2

Trying to understand variable scope with a function call.

Code to discuss.

import numpy as np
import pandas as pd

# Function to add a column with random stuff to a dataframe 
def Add_a_column(df):
    df['Col2']= np.sign(np.random.randn(len(df)))
    return df

# Create a dataframe with random stuff
df_full = pd.DataFrame(data=np.sign(np.random.randn(5)), columns=['Col1'])

df_another = Add_a_column(df_full)
  • df_full is global. Correct?
  • df_another is global. Correct?
  • df is local to Add_a_column. Correct?

When I execute the code, the column get's added to df_full

In[8]: df_full
Out[8]: 
   Col1  Col2
0  -1.0  -1.0
1   1.0  -1.0
2  -1.0   1.0
3   1.0   1.0
4   1.0   1.0

How do I avoid df_full being modified by the function?

mapesd
  • 31
  • 2
  • 3
    The *name* `df` is local to the function, but `df` and `df_full` refer to the *same* object. – Daniel Roseman Dec 29 '17 at 19:19
  • sounds like you want to clone df_full in the function, manipulate the new object, and then send that back. – Fallenreaper Dec 29 '17 at 19:23
  • Expanding a bit what @DanielRoseman said, and without knowing anything about Pandas, I imagine you need to copy the `df_full` before passing it to the `Add_a_column` function? (see https://pandas.pydata.org/pandas-docs/stable/generated/pandas.DataFrame.copy.html ) and read why this happens here: https://stackoverflow.com/q/2612802/289011 – Savir Dec 29 '17 at 19:23
  • @BorrajaX or clone in the function. Im not sure what his end goal is. – Fallenreaper Dec 29 '17 at 19:24
  • @BorrajaX You are correct but in pandas this might actually be a bit of a shock for the OP since a _lot_ of operations require `inplace=True` to actually take effect in such a way, so I can see where their confusion comes from :) – roganjosh Dec 29 '17 at 19:36
  • The OP should read https://nedbatchelder.com/text/names.html – chepner Dec 29 '17 at 19:44

2 Answers2

1

df_full's reference is passed into the function. So df and df_full are the same object, meaning they both get modified when one is modified.

You need to change your function to:

def Add_a_column(df):
    df = df.copy()
    df['Col2']= np.sign(np.random.randn(len(df)))
    return df

Alternatively, you could call the function with a copied function like Add_a_column(df.copy())

rassar
  • 5,412
  • 3
  • 25
  • 41
0
  • df_full is global. Correct?
  • df_another is global. Correct?
  • df is local to Add_a_column. Correct?

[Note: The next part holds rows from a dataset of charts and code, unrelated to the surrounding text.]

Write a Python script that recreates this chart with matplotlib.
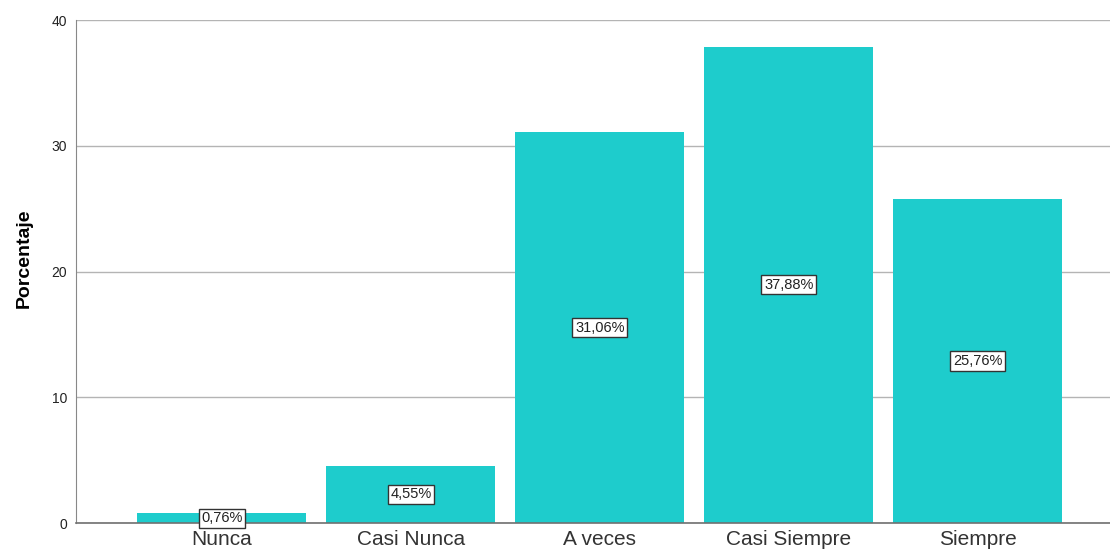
import matplotlib
matplotlib.use("Agg")
import matplotlib.pyplot as plt

categorias = ["Nunca", "Casi Nunca", "A veces", "Casi Siempre", "Siempre"]
porcentajes = [0.76, 4.55, 31.06, 37.88, 25.76]
etiquetas = ["0,76%", "4,55%", "31,06%", "37,88%", "25,76%"]
yticks = [0, 10, 20, 30, 40]

plt.rcParams['font.family'] = ['Liberation Sans', 'DejaVu Sans']

fig = plt.figure(figsize=(11.1, 5.53), dpi=100)
ax = fig.add_axes([0.0685, 0.0542, 0.9315, 0.9096])

x = range(len(categorias))
ax.bar(x, porcentajes, width=0.895, color="#1ecccc", zorder=2)

for xi, v, lab in zip(x, porcentajes, etiquetas):
    ax.text(xi, v / 2, lab, ha="center", va="center", fontsize=10.5, color="#222222", zorder=3,
            bbox=dict(boxstyle="square,pad=0.18", facecolor="white", edgecolor="#333333", linewidth=1))

ax.set_xlim(-0.772, 4.70)
ax.set_ylim(0, 40)
ax.set_yticks(yticks)
ax.set_xticks(list(x))
ax.set_xticklabels(categorias, fontsize=15, color="#333333")
ax.tick_params(axis="x", length=0, pad=5)
ax.tick_params(axis="y", length=0, labelsize=10, pad=6.5, labelcolor="#222222")
ax.yaxis.grid(True, color="#b4b4b4", linewidth=1, zorder=0)
ax.set_axisbelow(True)
ax.set_ylabel("Porcentaje", fontsize=14, fontweight="bold")
ax.yaxis.set_label_coords(-0.042, 0.527)

for s in ["top", "right"]:
    ax.spines[s].set_visible(False)
ax.spines["left"].set_color("#888888")
ax.spines["bottom"].set_color("#707070")
ax.spines["bottom"].set_linewidth(1.2)

fig.savefig("out.png", dpi=100)
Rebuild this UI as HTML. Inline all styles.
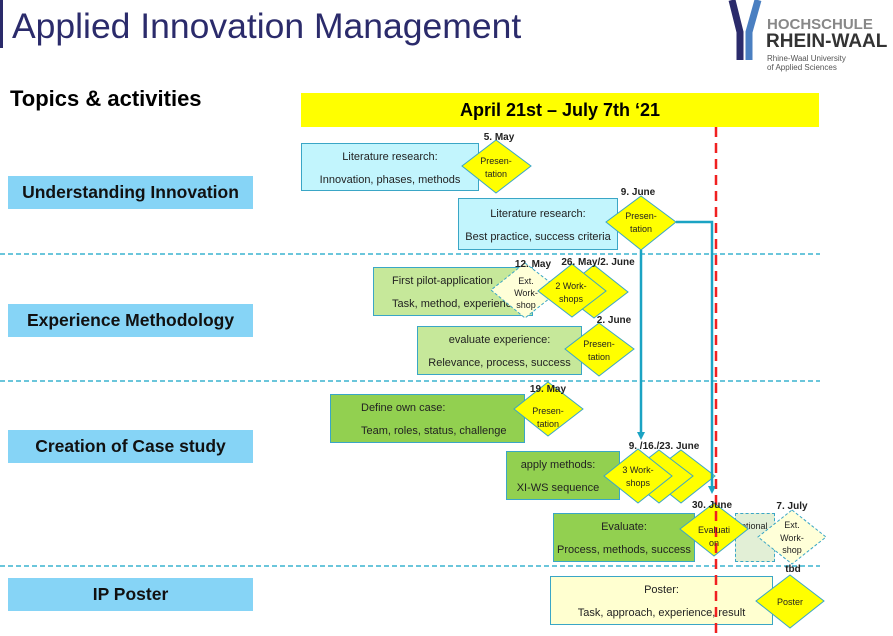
<!DOCTYPE html>
<html><head><meta charset="utf-8"><style>
body{margin:0;width:893px;height:636px;background:#fff;overflow:hidden;position:relative;font-family:"Liberation Sans",sans-serif}
.a{position:absolute}
.lab{position:absolute;left:8px;width:245px;height:33px;background:#86d4f6;font-weight:bold;font-size:17.5px;text-align:center;line-height:33px;color:#111}
.bx{position:absolute;box-sizing:border-box;border:1.5px solid #3aa6c6;font-size:11px;text-align:center;color:#222;line-height:23px;padding-top:2px}
</style></head><body>
<div class="a" style="left:0;top:0;width:3px;height:48px;background:#2a2a6a"></div>
<div class="a" style="left:12px;top:6px;font-size:35.5px;color:#2b2b6b">Applied Innovation Management</div>
<div class="a" style="left:10px;top:86px;font-size:22px;font-weight:bold">Topics &amp; activities</div>
<div class="a" style="left:301px;top:93px;width:518px;height:34px;background:#ffff00;text-align:center;font-weight:bold;font-size:18px;line-height:34px">April 21st – July 7th ‘21</div>
<svg class="a" style="left:725px;top:0" width="40" height="62"><path d="M7 0 L15 32 L15 60" stroke="#2b2b6b" stroke-width="7" fill="none"/><path d="M33 0 L24 32 L24 60" stroke="#4a7fc1" stroke-width="7" fill="none"/></svg>
<div class="a" style="left:767px;top:17px;font-size:15px;font-weight:bold;color:#888;line-height:15px">HOCHSCHULE</div>
<div class="a" style="left:766px;top:32px;font-size:19px;font-weight:bold;color:#333;line-height:19px">RHEIN-WAAL</div>
<div class="a" style="left:767px;top:54px;font-size:8px;color:#555;line-height:9px">Rhine-Waal University<br>of Applied Sciences</div>
<div class="lab" style="top:176px">Understanding Innovation</div>
<div class="lab" style="top:304px">Experience Methodology</div>
<div class="lab" style="top:430px">Creation of Case study</div>
<div class="lab" style="top:578px">IP Poster</div>
<div class="bx" style="left:301px;top:143px;width:178px;height:48px;background:#c2f5fd">Literature research:<br>Innovation, phases, methods</div>
<div class="bx" style="left:458px;top:198px;width:160px;height:52px;background:#c2f5fd;padding-top:4px">Literature research:<br>Best practice, success criteria</div>
<div class="bx" style="left:373px;top:267px;width:160px;height:49px;background:#c6e89a;text-align:left;padding-left:18px">First pilot-application<br>Task, method, experience</div>
<div class="bx" style="left:417px;top:326px;width:165px;height:49px;background:#c6e89a">evaluate experience:<br>Relevance, process, success</div>
<div class="bx" style="left:330px;top:394px;width:195px;height:49px;background:#92d050;text-align:left;padding-left:30px">Define own case:<br>Team, roles, status, challenge</div>
<div class="bx" style="left:506px;top:451px;width:114px;height:49px;background:#92d050;padding-right:10px">apply methods:<br>XI-WS sequence</div>
<div class="bx" style="left:553px;top:513px;width:142px;height:49px;background:#92d050">Evaluate:<br>Process, methods, success</div>
<div class="bx" style="left:735px;top:513px;width:40px;height:49px;background:#e2efd6;border-style:dashed;font-size:9px;text-align:left;padding-left:0;line-height:12px;padding-top:6px">optional</div>
<div class="bx" style="left:550px;top:576px;width:223px;height:49px;background:#ffffd0">Poster:<br>Task, approach, experience, result</div>
<svg class="a" style="left:0;top:0" width="893" height="636" font-family="Liberation Sans" font-size="9">
<g stroke="#3ab3cf" stroke-width="1.5" stroke-dasharray="5,3"><line x1="0" y1="254" x2="820" y2="254"/><line x1="0" y1="381" x2="820" y2="381"/><line x1="0" y1="566" x2="820" y2="566"/></g>
<g stroke="#3aa6c6" stroke-width="1" fill="#ffff00">
<polygon points="496,140 531,166 496,193 462,166"/>
<polygon points="641,196 676,222 641,250 606,222"/>
<polygon points="525,263 560,290 525,318 491,290" fill="#ffffd8" stroke-dasharray="3,2"/>
<polygon points="594,265 628,292 594,318 560,292"/>
<polygon points="572,264 606,291 572,317 538,291"/>
<polygon points="599,323 634,349 599,376 565,349"/>
<polygon points="548,382 583,409 548,436 514,409"/>
<polygon points="681,450 715,476 681,503 647,476"/>
<polygon points="659,450 693,476 659,503 625,476"/>
<polygon points="638,449 672,476 638,503 604,476"/>
<polygon points="714,503 748,529 714,556 680,529"/>
<polygon points="792,510 826,537 792,564 758,537" fill="#ffffd8" stroke-dasharray="3,2"/>
<polygon points="790,575 824,601 790,628 756,601"/>
</g>
<g stroke="#1ba3c3" stroke-width="2.5" fill="none"><polyline points="676,222 712,222 712,488"/><line x1="641" y1="250" x2="641" y2="432"/></g>
<g fill="#1ba3c3"><polygon points="637,432 645,432 641,440"/><polygon points="708,486 716,486 712,494"/></g>
<line x1="716" y1="127" x2="716" y2="636" stroke="#f02020" stroke-width="2.5" stroke-dasharray="10,6"/>
<g text-anchor="middle" fill="#222">
<text x="496" y="164">Presen-</text><text x="496" y="177">tation</text>
<text x="641" y="219">Presen-</text><text x="641" y="232">tation</text>
<text x="526" y="284">Ext.</text><text x="526" y="296">Work-</text><text x="526" y="308">shop</text>
<text x="571" y="289">2 Work-</text><text x="571" y="302">shops</text>
<text x="599" y="347">Presen-</text><text x="599" y="360">tation</text>
<text x="548" y="414">Presen-</text><text x="548" y="427">tation</text>
<text x="638" y="473">3 Work-</text><text x="638" y="486">shops</text>
<text x="714" y="533">Evaluati</text><text x="714" y="546">on</text>
<text x="792" y="528">Ext.</text><text x="792" y="541">Work-</text><text x="792" y="553">shop</text>
<text x="790" y="605">Poster</text>
</g>
<g font-weight="bold" font-size="10" fill="#222" text-anchor="middle">
<text x="499" y="140">5. May</text><text x="638" y="195">9. June</text><text x="533" y="267">12. May</text>
<text x="598" y="265">26. May/2. June</text><text x="614" y="323">2. June</text><text x="548" y="392">19. May</text>
<text x="664" y="449">9. /16./23. June</text><text x="712" y="508">30. June</text><text x="792" y="509">7. July</text><text x="793" y="572">tbd</text>
</g>
</svg>
</body></html>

It sounds like you understand scope just fine. Each variable had the scope you describe.

The piece you are missing is that df_full and df refer too the same object. When you make changes to that object with one variable, the changes are visible when you access that object with the other variable.

Code-Apprentice
  • 81,660
  • 23
  • 145
  • 268